Exercise instructions – Starting at the first line of the listing below, repeat each line exactly until the line containing "0.07, 0.0, 0.0];", which you include. Leave out pictures.

Stored data –
------------------------------------------------------------
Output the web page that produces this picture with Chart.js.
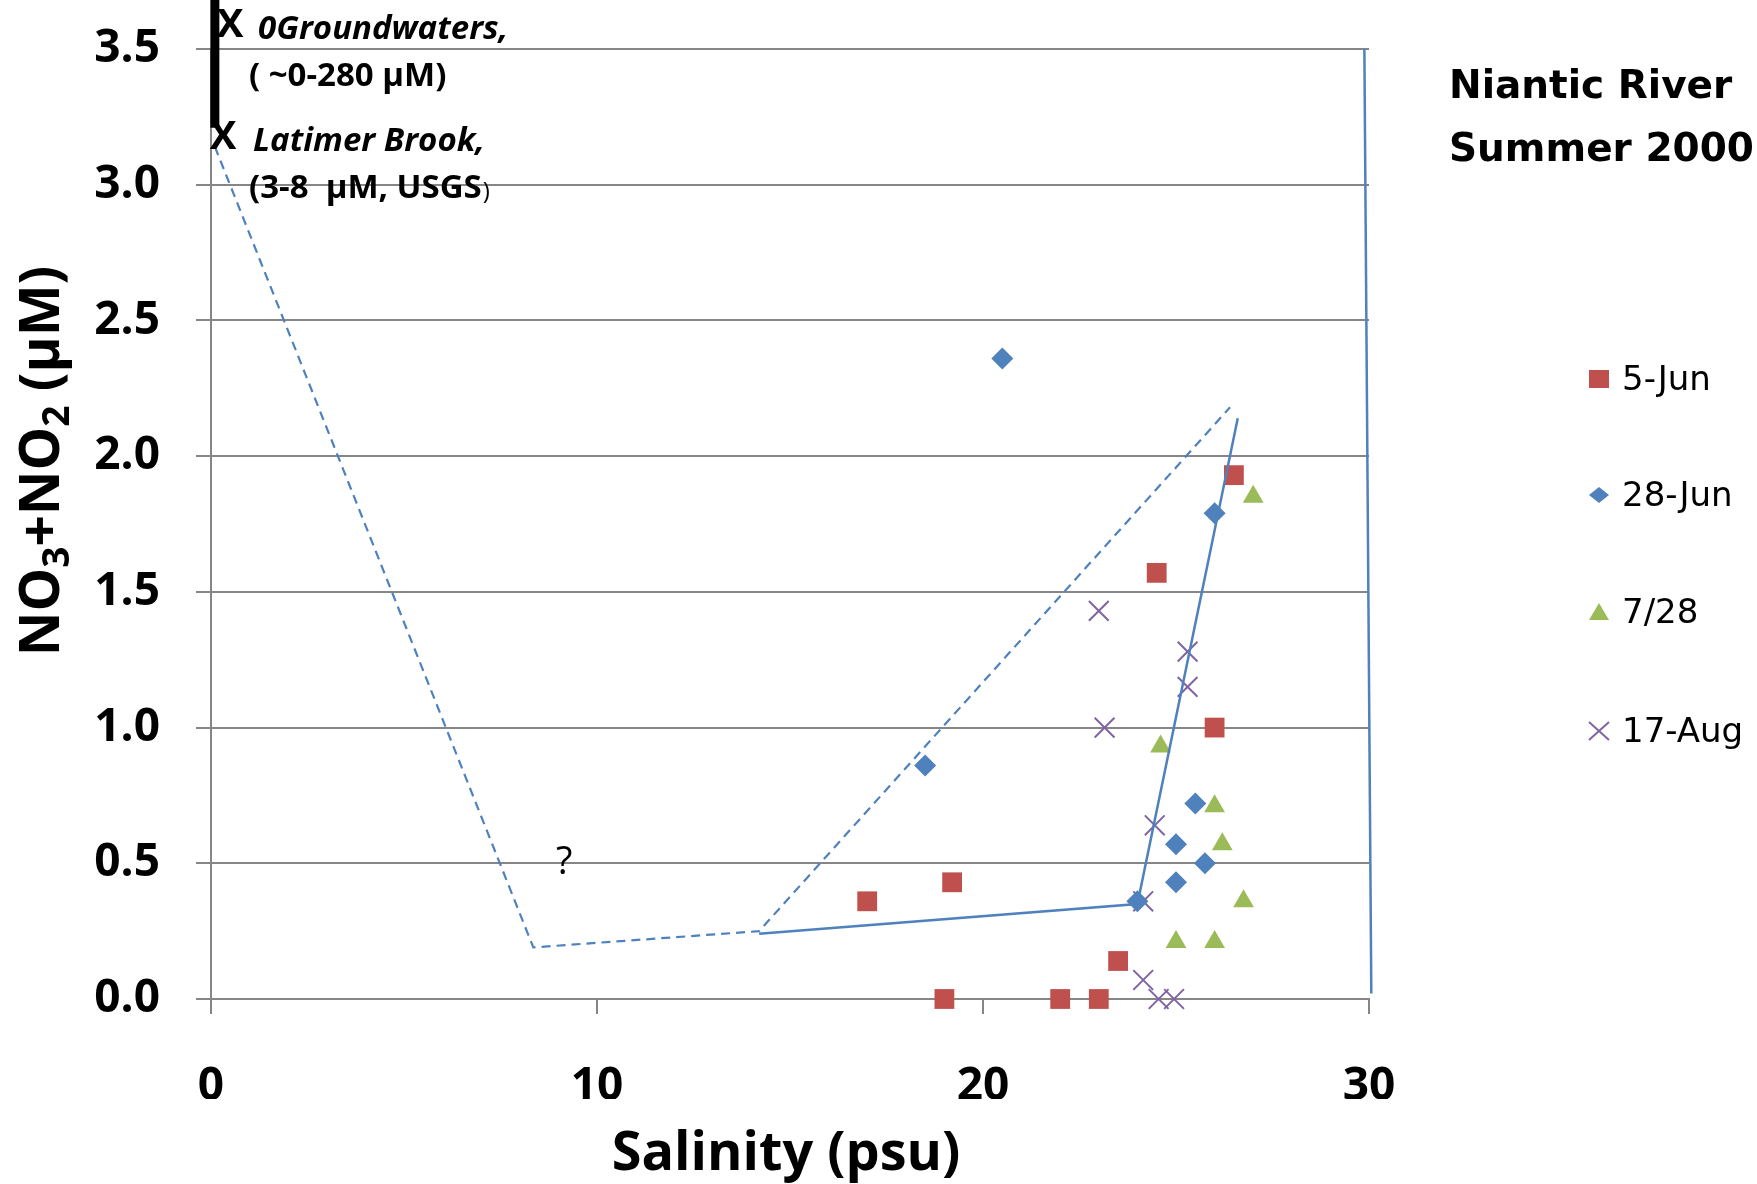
<!DOCTYPE html>
<html>
<head>
<meta charset="utf-8">
<title>Niantic River Summer 2000</title>
<script src="https://cdn.jsdelivr.net/npm/chart.js@4.4.0/dist/chart.umd.min.js"></script>
<style>
  html, body { margin: 0; padding: 0; background: #fff; }
  #wrap { width: 1757px; height: 1184px; }
</style>
</head>
<body>
<div id="wrap"><canvas id="chart" width="1757" height="1184"></canvas></div>
<script>
// sampling dates shown in the legend
const seriesNames = ['5-Jun', '28-Jun', '7/28', '17-Aug'];
const seriesColors = ['#C0504D', '#4F81BD', '#9BBB59', '#8064A2'];

// salinity (psu) and NO3+NO2 (uM) for each survey
const jun5Sal = [26.5, 24.5, 26.0, 19.2, 17.0, 23.5, 19.0, 22.0, 23.0];
const jun5NOx = [1.93, 1.57, 1.00, 0.43, 0.36, 0.14, 0.0, 0.0, 0.0];

const jun28Sal = [20.5, 26.0, 18.5, 25.5, 25.0, 25.75, 25.0, 24.0];
const jun28NOx = [2.36, 1.79, 0.86, 0.72, 0.57, 0.50, 0.43, 0.36];

const jul28Sal = [27.0, 24.6, 26.0, 26.2, 26.75, 25.0, 26.0];
const jul28NOx = [1.85, 0.93, 0.71, 0.57, 0.36, 0.21, 0.21];

const aug17Sal = [23.0, 25.3, 25.3, 23.15, 24.45, 24.15, 24.15, 24.55, 24.95];
const aug17NOx = [1.43, 1.28, 1.15, 1.00, 0.64, 0.36, 0.07, 0.0, 0.0];

// mixing lines drawn by hand on the original
const dashedSal = [0.1, 8.35, 14.2, 26.4];
const dashedNOx = [3.14, 0.19, 0.25, 2.18];
const solidSal = [14.2, 24.0, 26.6];
const solidNOx = [0.24, 0.35, 2.14];
const oceanSal = [29.88, 30.06];
const oceanNOx = [3.5, 0.02];
const sourceSal = [0.1, 0.1];
const sourceNOx = [3.21, 3.8];

// axis ticks
const xTicks = [0, 10, 20, 30];
const yTicks = [0, 0.5, 1.0, 1.5, 2.0, 2.5, 3.0, 3.5];

const pts = (xs, ys) => xs.map((v, i) => ({ x: v, y: ys[i] }));

const tickFont = { family: 'Open Sans', size: 46, weight: 'bold' };

const overlay = {
    id: 'overlay',
    afterDraw(chart) {
        const { ctx } = chart;
        const xs = chart.scales.x, ys = chart.scales.y;
        ctx.save();
        ctx.fillStyle = '#000';

        // end-member notes
        ctx.textBaseline = 'middle';
        ctx.textAlign = 'center';
        ctx.font = 'bold 40px "Open Sans"';
        ctx.fillText('X', 230, 26);
        ctx.fillText('X', 223, 138);
        ctx.textAlign = 'left';
        ctx.font = 'italic bold 33px "Open Sans"';
        ctx.fillText('0Groundwaters,', 258, 30);
        ctx.fillText('Latimer Brook,', 253, 142);
        ctx.font = 'bold 33px "Open Sans"';
        ctx.fillText('( ~0-280 \u00b5M)', 249, 77);
        ctx.fillText('(3-8  \u00b5M, USGS', 249, 189);
        const w = ctx.measureText('(3-8  \u00b5M, USGS').width;
        ctx.font = '24px "Open Sans"';
        ctx.fillText(')', 249 + w + 1, 192);

        // question mark
        ctx.textAlign = 'center';
        ctx.font = '38px "Open Sans"';
        ctx.fillText('?', xs.getPixelForValue(9.15), ys.getPixelForValue(0.5));

        // chart title
        ctx.textAlign = 'left';
        ctx.font = 'bold 39px "DejaVu Sans"';
        ctx.fillText('Niantic River', 1449, 88);
        ctx.fillText('Summer 2000', 1449, 151);

        // legend
        const rowY = [379, 495, 612, 731];
        ctx.font = '34px "DejaVu Sans"';
        seriesNames.forEach((name, i) => {
            const cx = 1599, cy = rowY[i];
            ctx.fillStyle = seriesColors[i];
            ctx.strokeStyle = seriesColors[i];
            ctx.beginPath();
            if (i === 0) {
                ctx.rect(cx - 10, cy - 9, 20, 18);
                ctx.fill();
            } else if (i === 1) {
                ctx.moveTo(cx - 10, cy); ctx.lineTo(cx, cy - 8);
                ctx.lineTo(cx + 10, cy); ctx.lineTo(cx, cy + 8);
                ctx.closePath(); ctx.fill();
            } else if (i === 2) {
                ctx.moveTo(cx - 10, cy + 8); ctx.lineTo(cx, cy - 9);
                ctx.lineTo(cx + 10, cy + 8); ctx.closePath(); ctx.fill();
            } else {
                ctx.lineWidth = 2;
                ctx.moveTo(cx - 10, cy - 9); ctx.lineTo(cx + 10, cy + 9);
                ctx.moveTo(cx + 10, cy - 9); ctx.lineTo(cx - 10, cy + 9);
                ctx.stroke();
            }
            ctx.fillStyle = '#000';
            ctx.fillText(name, 1622, cy + 2);
        });

        // axis titles
        ctx.textAlign = 'center';
        ctx.font = 'bold 54px "Open Sans"';
        ctx.fillText('Salinity (psu)', (xs.left + xs.right) / 2 - 4, 1155);

        ctx.translate(43, 461);
        ctx.rotate(-Math.PI / 2);
        const parts = [['NO', 0], ['3', 1], ['+NO', 0], ['2', 1], [' (\u00b5M)', 0]];
        const big = 'bold 55px "Open Sans"', small = 'bold 37px "Open Sans"';
        let total = 0;
        parts.forEach(p => { ctx.font = p[1] ? small : big; total += ctx.measureText(p[0]).width; });
        let px = -total / 2;
        ctx.textAlign = 'left';
        parts.forEach(p => {
            ctx.font = p[1] ? small : big;
            ctx.fillText(p[0], px, p[1] ? 15 : 0);
            px += ctx.measureText(p[0]).width;
        });
        ctx.restore();
    }
};

const markerSet = (label, data, color, style, radius) => ({
    label, data,
    pointStyle: style,
    pointRadius: radius,
    pointHoverRadius: radius,
    backgroundColor: color,
    borderColor: color,
    borderWidth: style === 'crossRot' ? 2 : 0,
    showLine: false,
    clip: false
});

const lineSet = (data, dash, width, color) => ({
    label: '',
    data,
    showLine: true,
    borderColor: color,
    borderWidth: width,
    borderDash: dash,
    pointRadius: 0,
    fill: false,
    clip: false
});

new Chart(document.getElementById('chart'), {
    type: 'scatter',
    data: {
        datasets: [
            lineSet(pts(dashedSal, dashedNOx), [9, 6], 2.2, '#4F81BD'),
            lineSet(pts(solidSal, solidNOx), [], 2.5, '#4F81BD'),
            lineSet(pts(oceanSal, oceanNOx), [], 2.5, '#4F81BD'),
            lineSet(pts(sourceSal, sourceNOx), [], 9, '#000'),
            markerSet(seriesNames[0], pts(jun5Sal, jun5NOx), seriesColors[0], 'rect', 14),
            markerSet(seriesNames[1], pts(jun28Sal, jun28NOx), seriesColors[1], 'rectRot', 11),
            markerSet(seriesNames[2], pts(jul28Sal, jul28NOx), seriesColors[2], 'triangle', 12),
            markerSet(seriesNames[3], pts(aug17Sal, aug17NOx), seriesColors[3], 'crossRot', 14)
        ]
    },
    options: {
        responsive: false,
        animation: false,
        layout: { padding: { left: 71, right: 388, top: 49, bottom: 85 } },
        plugins: {
            legend: { display: false },
            tooltip: { enabled: false }
        },
        scales: {
            x: {
                type: 'linear',
                min: 0, max: 30,
                afterFit: s => { s.height = 100; s.paddingLeft = 0; s.paddingRight = 0; },
                afterBuildTicks: s => { s.ticks = xTicks.map(v => ({ value: v })); },
                grid: { drawOnChartArea: false, color: '#868686', lineWidth: 2, tickLength: 15 },
                border: { color: '#868686', width: 2 },
                ticks: { font: tickFont, color: '#000', padding: 45, maxRotation: 0 }
            },
            y: {
                type: 'linear',
                min: 0, max: 3.5,
                afterFit: s => { s.width = 140; s.paddingTop = 0; s.paddingBottom = 0; },
                afterBuildTicks: s => { s.ticks = yTicks.map(v => ({ value: v })); },
                grid: { color: '#868686', lineWidth: 2, tickLength: 15 },
                border: { color: '#868686', width: 2 },
                ticks: { font: tickFont, color: '#000', padding: 36, callback: v => v.toFixed(1) }
            }
        }
    },
    plugins: [overlay]
});
</script>
</body>
</html>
------------------------------------------------------------
In response –
Output the web page that produces this picture with Chart.js.
<!DOCTYPE html>
<html>
<head>
<meta charset="utf-8">
<title>Niantic River Summer 2000</title>
<script src="https://cdn.jsdelivr.net/npm/chart.js@4.4.0/dist/chart.umd.min.js"></script>
<style>
  html, body { margin: 0; padding: 0; background: #fff; }
  #wrap { width: 1757px; height: 1184px; }
</style>
</head>
<body>
<div id="wrap"><canvas id="chart" width="1757" height="1184"></canvas></div>
<script>
// sampling dates shown in the legend
const seriesNames = ['5-Jun', '28-Jun', '7/28', '17-Aug'];
const seriesColors = ['#C0504D', '#4F81BD', '#9BBB59', '#8064A2'];

// salinity (psu) and NO3+NO2 (uM) for each survey
const jun5Sal = [26.5, 24.5, 26.0, 19.2, 17.0, 23.5, 19.0, 22.0, 23.0];
const jun5NOx = [1.93, 1.57, 1.00, 0.43, 0.36, 0.14, 0.0, 0.0, 0.0];

const jun28Sal = [20.5, 26.0, 18.5, 25.5, 25.0, 25.75, 25.0, 24.0];
const jun28NOx = [2.36, 1.79, 0.86, 0.72, 0.57, 0.50, 0.43, 0.36];

const jul28Sal = [27.0, 24.6, 26.0, 26.2, 26.75, 25.0, 26.0];
const jul28NOx = [1.85, 0.93, 0.71, 0.57, 0.36, 0.21, 0.21];

const aug17Sal = [23.0, 25.3, 25.3, 23.15, 24.45, 24.15, 24.15, 24.55, 24.95];
const aug17NOx = [1.43, 1.28, 1.15, 1.00, 0.64, 0.36, 0.07, 0.0, 0.0];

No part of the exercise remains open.